Upon being apprehended by Assyrian guards, Judith states that she is fleeing her city before its inevitable defeat, and promises to reveal to their leader how to capture Bethulia easily and without losing any men. Subsequently, Judith is summoned to Holofernes’ tent, where his ‘heart was ravished with her and his passion was aroused, for he had been waiting for an opportunity to seduce her from the day he first saw her’ (Judith 12:16). When alone with the inebriated General, Judith ‘went up to the bedpost near Holofernes’ head, and took down his sword that hung there. She came close to his bed, took hold of the hair of his head, and said, “Give me strength today, O Lord God of Israel!” Then she struck his neck twice with all her might, and cut off his head… she went out and gave Holofernes’ head to her maid, who placed it in her food bag (Judith 13:6-10). The two women return to Bethulia victorious with their prize, Holofernes’ head, which is duly hung from the parapets. Without their great General, the Assyrians were defeated, and Judith’s city was freed.
It is the moment just after Judith 13:10 that Artemisia has captured in paint here, an undescribed yet viable in-between scene inspired by the narrative. Caput bagged, Judith and Abra prepare to leave when they stop in their tracks. Poised as though startled by something off-canvas, the women pause, perhaps hold their breath in trepidation. The scene and its composition has been directly influenced by a painting with the same title by Artemisia’s father, Orazio Gentileschi (1563-1639) from around 1608. As in Orazio’s painting, the two women are drawn close to one another, Judith is front-on while Abra has her back to us. The attention of both is drawn to the right-hand side of the canvas, putting both faces in profile. In Artemisia’s version, the hand of Judith on her maid’s shoulder seems more considered. It is as though a gesture of solidarity and a motion of turning homewards has been transformed into one of hesitation in the face of potential danger. Its placement adds human feeling and realistic drama into the storyline, intensifying the sense of camaraderie between two women who have undertaken a difficult task together. The strong spotlighting against the indiscernibly dark background and the zoomed-in cropping of the figures (the exhibition catalogue explains that since its completion the canvas has been cut) also focuses the viewer on the bond between them.
Like Orazio, Artemisia closely observes the rich textures and colours of the clothing of both women. Abra wears a buttery-yellow dress with the sleeves of her white chemise rolled to the elbow, a strikingly more modest ensemble than the rich orange and blue in her father’s interpretation. Unlike Orazio, Artemisia uses swathes of white fabric as a subtle yet effective visual device within the painting. Abra’s white headscarf is wound around her head and cascades down her back, joining another coil of fabric which twists around her waist.

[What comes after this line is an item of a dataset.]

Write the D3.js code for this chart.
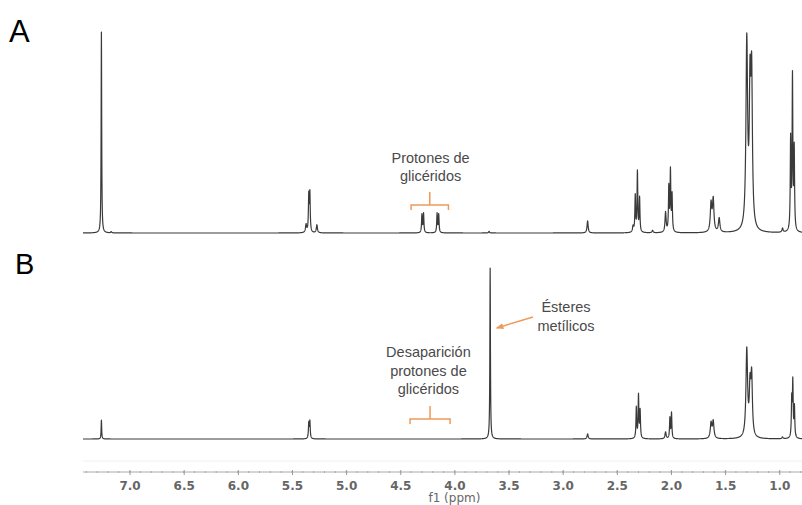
<!DOCTYPE html>
<html>
<head>
<meta charset="utf-8">
<script src="https://cdn.jsdelivr.net/npm/d3@7"></script>
<style>
  body { margin: 0; background: #fff; }
  svg { display: block; }
</style>
</head>
<body>
<div id="chart"></div>
<script>
// peaks: [ppm, relative height (tallest = 100), half width in ppm]
var peaksA = [
  [7.26, 100, 0.003], [7.17, 0.6, 0.005],
  [5.37, 4, 0.006], [5.345, 18, 0.004], [5.335, 19, 0.004], [5.27, 4, 0.006],
  [4.30, 9, 0.004], [4.285, 9.5, 0.004], [4.16, 9.5, 0.004], [4.145, 9, 0.004],
  [3.68, 0.8, 0.005],
  [2.77, 6, 0.006],
  [2.35, 3, 0.006], [2.33, 18, 0.004], [2.31, 30, 0.004], [2.29, 17, 0.004],
  [2.17, 1.2, 0.006],
  [2.05, 10, 0.006], [2.02, 22, 0.004], [2.005, 30, 0.004], [1.99, 18, 0.004],
  [1.63, 14, 0.008], [1.61, 16, 0.008], [1.555, 7, 0.008],
  [1.30, 93, 0.009], [1.27, 65, 0.008], [1.255, 72, 0.008],
  [0.97, 2, 0.006],
  [0.895, 45, 0.004], [0.878, 76, 0.004], [0.862, 40, 0.004]
];

var peaksB = [
  [7.26, 11, 0.003],
  [5.345, 9, 0.004], [5.335, 10, 0.004],
  [3.67, 100, 0.003],
  [2.77, 3, 0.006],
  [2.32, 18, 0.004], [2.30, 25, 0.004], [2.285, 16, 0.004],
  [2.05, 4, 0.006], [2.01, 12, 0.004], [1.995, 15, 0.004],
  [1.63, 9, 0.008], [1.61, 10, 0.008],
  [1.30, 51, 0.009], [1.27, 27, 0.008], [1.255, 34, 0.008],
  [0.97, 1, 0.006],
  [0.885, 22, 0.004], [0.875, 32, 0.004], [0.86, 18, 0.004]
];

var majorTicks = [7.0, 6.5, 6.0, 5.5, 5.0, 4.5, 4.0, 3.5, 3.0, 2.5, 2.0, 1.5, 1.0];
var axisTitle = "f1 (ppm)";
var panelLabels = ["A", "B"];
var labelA = ["Protones de", "glicéridos"];
var labelB = ["Desaparición", "protones de", "glicéridos"];
var labelEster = ["Ésteres", "metílicos"];

var width = 802, height = 505;

var svg = d3.select("#chart").append("svg")
  .attr("width", width)
  .attr("height", height);

var x = d3.scaleLinear().domain([7.43, 0.79]).range([83, 802]);
var yA = d3.scaleLinear().domain([0, 100]).range([233, 32]);
var yB = d3.scaleLinear().domain([0, 100]).range([439, 268]);

function spectrum(peaks) {
  var grid = d3.range(0.79, 7.431, 0.001).concat(peaks.map(function (p) { return p[0]; }));
  grid.sort(d3.descending);
  return grid.map(function (v) {
    var s = 0;
    peaks.forEach(function (p) {
      var t = (v - p[0]) / p[2];
      s += p[1] / (1 + t * t);
    });
    return [v, s];
  });
}

function drawPanel(peaks, y) {
  var line = d3.line()
    .x(function (d) { return x(d[0]); })
    .y(function (d) { return y(d[1]); });
  svg.append("path")
    .datum(spectrum(peaks))
    .attr("fill", "none")
    .attr("stroke", "#3a3a3a")
    .attr("stroke-width", 1.2)
    .attr("stroke-linejoin", "round")
    .attr("d", line);
}

drawPanel(peaksA, yA);
drawPanel(peaksB, yB);

// panel letters
svg.append("text").text(panelLabels[0])
  .attr("x", 9).attr("y", 42)
  .style("font-family", "Arial, 'Liberation Sans', sans-serif")
  .style("font-size", "31px").attr("fill", "#000");
svg.append("text").text(panelLabels[1])
  .attr("x", 15).attr("y", 274)
  .style("font-family", "Arial, 'Liberation Sans', sans-serif")
  .style("font-size", "29px").attr("fill", "#000");

// axis
svg.append("line")
  .attr("x1", 83).attr("x2", 802).attr("y1", 461).attr("y2", 461)
  .attr("stroke", "#f0f0f0").attr("stroke-width", 1);

var minor = d3.range(7.4, 0.79, -0.1).map(function (v) { return Math.round(v * 10) / 10; });
var gAxis = svg.append("g").attr("transform", "translate(0,472)");
gAxis.selectAll(".minor").data(minor).enter().append("line")
  .attr("x1", function (d) { return x(d); }).attr("x2", function (d) { return x(d); })
  .attr("y1", -1).attr("y2", 1)
  .attr("stroke", "#aaa");

var axis = d3.axisBottom(x)
  .tickValues(majorTicks)
  .tickFormat(d3.format(".1f"))
  .tickSize(3)
  .tickPadding(6);
gAxis.call(axis);
gAxis.select(".domain").attr("stroke", "#aaa").attr("d", "M83,0H802");
gAxis.selectAll(".tick line").attr("stroke", "#999").attr("y1", -2);
gAxis.selectAll(".tick text")
  .attr("fill", "#666")
  .style("font-family", "'DejaVu Sans', sans-serif")
  .style("font-size", "12px")
  .style("font-weight", "bold");

svg.append("text").text(axisTitle)
  .attr("x", x(4.0)).attr("y", 502)
  .attr("text-anchor", "middle")
  .attr("fill", "#666")
  .style("font-family", "'DejaVu Sans', sans-serif")
  .style("font-size", "12px");

// annotations
var orange = "#ee9a5a";
function note(lines, cx, y0, dy) {
  svg.append("g").selectAll("text").data(lines).enter().append("text")
    .text(function (d) { return d; })
    .attr("x", cx)
    .attr("y", function (d, i) { return y0 + i * dy; })
    .attr("text-anchor", "middle")
    .attr("fill", "#4a4a4a")
    .style("font-family", "Arial, 'Liberation Sans', sans-serif")
    .style("font-size", "14.5px");
}
function bracket(p1, p2, yb, ytop) {
  var x1 = x(p1), x2 = x(p2), xm = (x1 + x2) / 2;
  svg.append("path")
    .attr("d", "M" + x1 + "," + (yb + 5) + "V" + yb + "H" + x2 + "V" + (yb + 5) +
      "M" + xm + "," + yb + "V" + ytop)
    .attr("fill", "none")
    .attr("stroke", orange)
    .attr("stroke-width", 1.5);
}

note(labelA, x(4.22), 163, 18);
bracket(4.40, 4.055, 205, 192);

note(labelB, x(4.24), 357, 18.5);
bracket(4.41, 4.04, 419, 406);

note(labelEster, 566, 312, 19);
svg.append("defs").append("marker")
  .attr("id", "arr").attr("viewBox", "0 0 10 10")
  .attr("refX", 9).attr("refY", 5)
  .attr("markerWidth", 5).attr("markerHeight", 5)
  .attr("orient", "auto")
  .append("path").attr("d", "M0,1L10,5L0,9Z").attr("fill", orange);
svg.append("line")
  .attr("x1", 533).attr("y1", 317).attr("x2", x(3.61)).attr("y2", 328)
  .attr("stroke", orange).attr("stroke-width", 1.5)
  .attr("marker-end", "url(#arr)");
</script>
</body>
</html>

This meets the material overflowing from the basket containing the decapitated head, the ends of which are dripped with fresh blood leaking through the weave of the basket. This divides the painting in half diagonally from the top right-hand corner to the bottom left and connects the right side of Abra’s face to that of Holofernes. Bearing in mind that the canvas has been altered, I cannot help but feel drawn to this winding cloth, ambiguous in its start and finish. As with Judith’s gesture, the attention given to a seemingly simple detail instils a sensitive yet deep comprehension of pictorial storytelling.
Judith, who we recall dressed herself up to attract and seduce the enemy, wears a crimson dress trimmed with gold. Her white undershirt is trimmed with lace and the inside of her sleeve shows a flash of blood-red. Now slightly dishevelled, her braided hair is adorned with a cameo, while a pearl hangs from her ear. Pearls typically symbolise purity and innocence, but in early Christian art, the pearl also represented the perfection of God’s creation and His word. Sanctioned by the Lord, Judith does His work fortified with His strength. Judith grips the hilt of Holofernes’ sword with her right hand (the ‘strong hand’ prayed for in Judith 9:9), just used to cut off its owner’s head. I love the way she commands the weapon, appearing confident and comfortable wielding this unfamiliar object. The blade of this instrument of decapitation rests casually on her shoulder, disturbingly close to her own smooth and vulnerable neck. A screaming face adorns the pommel is thought by some scholars to be Medusa, but to my mind, it evokes the expression of its victim pre-execution.
While Orazio provided the template upon which his daughter’s interpretation would be based, Artemisia makes the subject her own. She draws the viewer’s eye and mind on two women in a moment of shared intimacy and peril. The story itself does not elaborate on the relationship between Judith and her partner in crime, but this painting captures something of the imagined rapport between them through a seemingly simple gesture, a touch. Orazio’s figures seem disconnected to me, and I see models posing, not characters telling a story. It might be going too far to say that Artemisia put something of her understanding of female companionship into the painting. But she certainly captures something more nuanced and human from the apocryphal text than her father. Artemisia was around 22 years old when she created this work. She had already painted one Judith Beheading Holofernes (Museo di Capodimonte, 1611-12) and would soon paint another, more dramatic one (Uffizi 1620-21). She would also revisit the aftermath of the slaying, most spectacularly in the version owned by the Detroit Institute of Arts (c.1625-7). In repeatedly returning to and reworking Judith’s heroic tale, Artemisia deepens our comprehension and recognition of the women at the heart of it.